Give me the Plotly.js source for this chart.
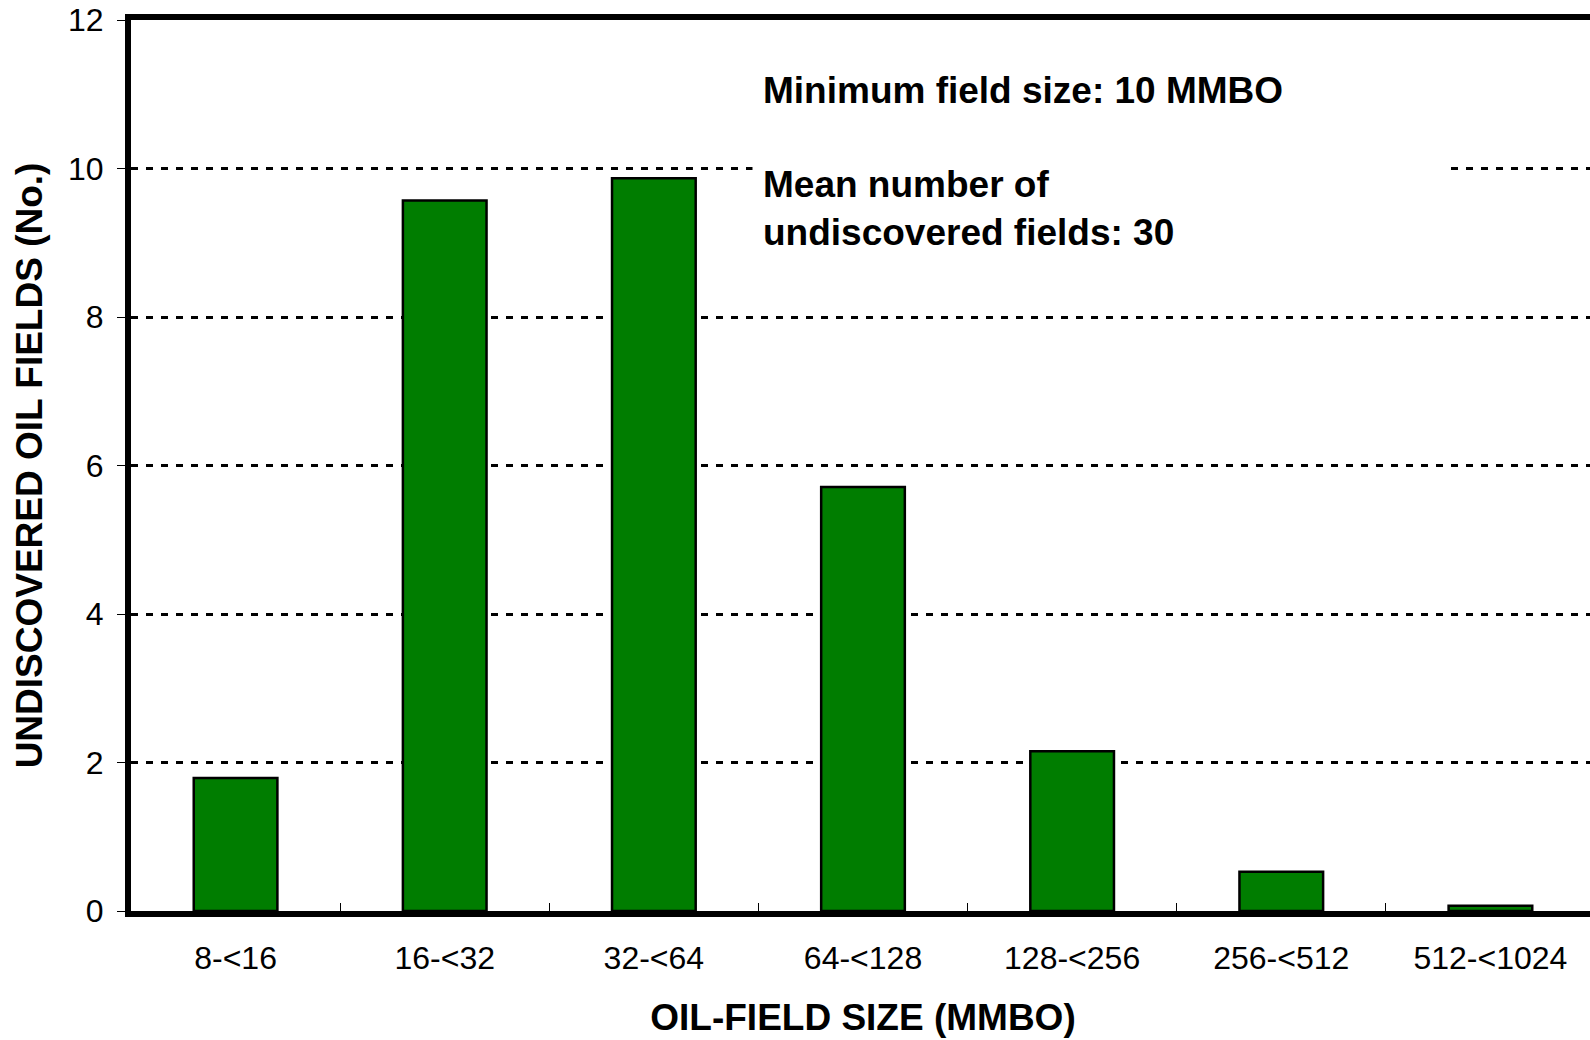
<!DOCTYPE html>
<html>
<head>
<meta charset="utf-8">
<script src="https://cdn.plot.ly/plotly-3.0.1.min.js"></script>
<style>
html,body{margin:0;padding:0;overflow:hidden;background:#fff;}
#chart{width:1600px;height:1040px;}
</style>
</head>
<body>
<div id="chart"></div>
<script>
const categories = ["8-<16", "16-<32", "32-<64", "64-<128", "128-<256", "256-<512", "512-<1024"];
const fieldCounts = [1.79, 9.57, 9.87, 5.71, 2.15, 0.53, 0.07];
const yTicks = [0, 2, 4, 6, 8, 10, 12];
const noteMinText = "Minimum field size: 10 MMBO";
const noteMeanText = "Mean number of<br>undiscovered fields: 30";
const xTitle = "OIL-FIELD SIZE (MMBO)";
const yTitle = "UNDISCOVERED OIL FIELDS (No.)";

const FONT = '"Liberation Sans", Arial, Helvetica, sans-serif';

const trace = {
  type: 'bar',
  x: categories,
  y: fieldCounts,
  marker: {color: 'rgb(0,125,0)', line: {color: '#000', width: 2.5}},
  hoverinfo: 'x+y'
};

const noteFont = {family: FONT, size: 37, color: '#000', weight: 'bold'};

const layout = {
  width: 1600,
  height: 1040,
  margin: {l: 131, r: 5, t: 20, b: 129, pad: 0},
  paper_bgcolor: '#fff',
  plot_bgcolor: '#fff',
  showlegend: false,
  bargap: 0.6,
  font: {family: FONT, color: '#000'},
  xaxis: {
    type: 'category',
    showline: true, linecolor: '#000', linewidth: 6, mirror: true,
    ticks: 'inside', tickson: 'boundaries', ticklen: 8, tickwidth: 1, tickcolor: '#000',
    tickfont: {family: FONT, size: 32, color: '#000'},
    ticklabelstandoff: 14,
    showgrid: false, zeroline: false,
    title: {text: xTitle, font: {family: FONT, size: 37, color: '#000', weight: 'bold'}, standoff: 31},
    automargin: false
  },
  yaxis: {
    range: [0, 12],
    tickvals: yTicks,
    ticktext: yTicks.map(String),
    showline: true, linecolor: '#000', linewidth: 6, mirror: true,
    ticks: 'outside', ticklen: 8, tickwidth: 1, tickcolor: '#000',
    tickfont: {family: FONT, size: 32, color: '#000'},
    ticklabelstandoff: 7,
    showgrid: true, gridcolor: '#000', gridwidth: 3, griddash: '7px,8px',
    zeroline: false,
    title: {text: yTitle, font: {family: FONT, size: 37, color: '#000', weight: 'bold'}, standoff: 16},
    automargin: false
  },
  annotations: [{
    xref: 'paper', yref: 'paper',
    x: 0.4242, y: 0.9214,
    xanchor: 'left', yanchor: 'middle',
    text: noteMinText,
    showarrow: false,
    align: 'left',
    width: 676,
    borderpad: 10,
    font: noteFont
  }, {
    xref: 'paper', yref: 'paper',
    x: 0.4242, y: 0.789,
    xanchor: 'left', yanchor: 'middle',
    text: noteMeanText,
    showarrow: false,
    align: 'left',
    width: 676,
    bgcolor: '#fff',
    borderpad: 10,
    font: noteFont
  }]
};

Plotly.newPlot('chart', [trace], layout, {displayModeBar: false, staticPlot: true});
</script>
</body>
</html>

——————————

**Exercise brief**: Copy all the data exactly as written, but skip any picture.

**Exercise solution**:
Give me the Plotly.js source for this chart.
<!DOCTYPE html>
<html>
<head>
<meta charset="utf-8">
<script src="https://cdn.plot.ly/plotly-3.0.1.min.js"></script>
<style>
html,body{margin:0;padding:0;overflow:hidden;background:#fff;}
#chart{width:1600px;height:1040px;}
</style>
</head>
<body>
<div id="chart"></div>
<script>
const categories = ["8-<16", "16-<32", "32-<64", "64-<128", "128-<256", "256-<512", "512-<1024"];
const fieldCounts = [1.79, 9.57, 9.87, 5.71, 2.15, 0.53, 0.07];
const yTicks = [0, 2, 4, 6, 8, 10, 12];
const noteMinText = "Minimum field size: 10 MMBO";
const noteMeanText = "Mean number of<br>undiscovered fields: 30";
const xTitle = "OIL-FIELD SIZE (MMBO)";
const yTitle = "UNDISCOVERED OIL FIELDS (No.)";

const FONT = '"Liberation Sans", Arial, Helvetica, sans-serif';

const trace = {
  type: 'bar',
  x: categories,
  y: fieldCounts,
  marker: {color: 'rgb(0,125,0)', line: {color: '#000', width: 2.5}},
  hoverinfo: 'x+y'
};

const noteFont = {family: FONT, size: 37, color: '#000', weight: 'bold'};

const layout = {
  width: 1600,
  height: 1040,
  margin: {l: 131, r: 5, t: 20, b: 129, pad: 0},
  paper_bgcolor: '#fff',
  plot_bgcolor: '#fff',
  showlegend: false,
  bargap: 0.6,
  font: {family: FONT, color: '#000'},
  xaxis: {
    type: 'category',
    showline: true, linecolor: '#000', linewidth: 6, mirror: true,
    ticks: 'inside', tickson: 'boundaries', ticklen: 8, tickwidth: 1, tickcolor: '#000',
    tickfont: {family: FONT, size: 32, color: '#000'},
    ticklabelstandoff: 14,
    showgrid: false, zeroline: false,
    title: {text: xTitle, font: {family: FONT, size: 37, color: '#000', weight: 'bold'}, standoff: 31},
    automargin: false
  },
  yaxis: {
    range: [0, 12],
    tickvals: yTicks,
    ticktext: yTicks.map(String),
    showline: true, linecolor: '#000', linewidth: 6, mirror: true,
    ticks: 'outside', ticklen: 8, tickwidth: 1, tickcolor: '#000',
    tickfont: {family: FONT, size: 32, color: '#000'},
    ticklabelstandoff: 7,
    showgrid: true, gridcolor: '#000', gridwidth: 3, griddash: '7px,8px',
    zeroline: false,
    title: {text: yTitle, font: {family: FONT, size: 37, color: '#000', weight: 'bold'}, standoff: 16},
    automargin: false
  },
  annotations: [{
    xref: 'paper', yref: 'paper',
    x: 0.4242, y: 0.9214,
    xanchor: 'left', yanchor: 'middle',
    text: noteMinText,
    showarrow: false,
    align: 'left',
    width: 676,
    borderpad: 10,
    font: noteFont
  }, {
    xref: 'paper', yref: 'paper',
    x: 0.4242, y: 0.789,
    xanchor: 'left', yanchor: 'middle',
    text: noteMeanText,
    showarrow: false,
    align: 'left',
    width: 676,
    bgcolor: '#fff',
    borderpad: 10,
    font: noteFont
  }]
};

Plotly.newPlot('chart', [trace], layout, {displayModeBar: false, staticPlot: true});
</script>
</body>
</html>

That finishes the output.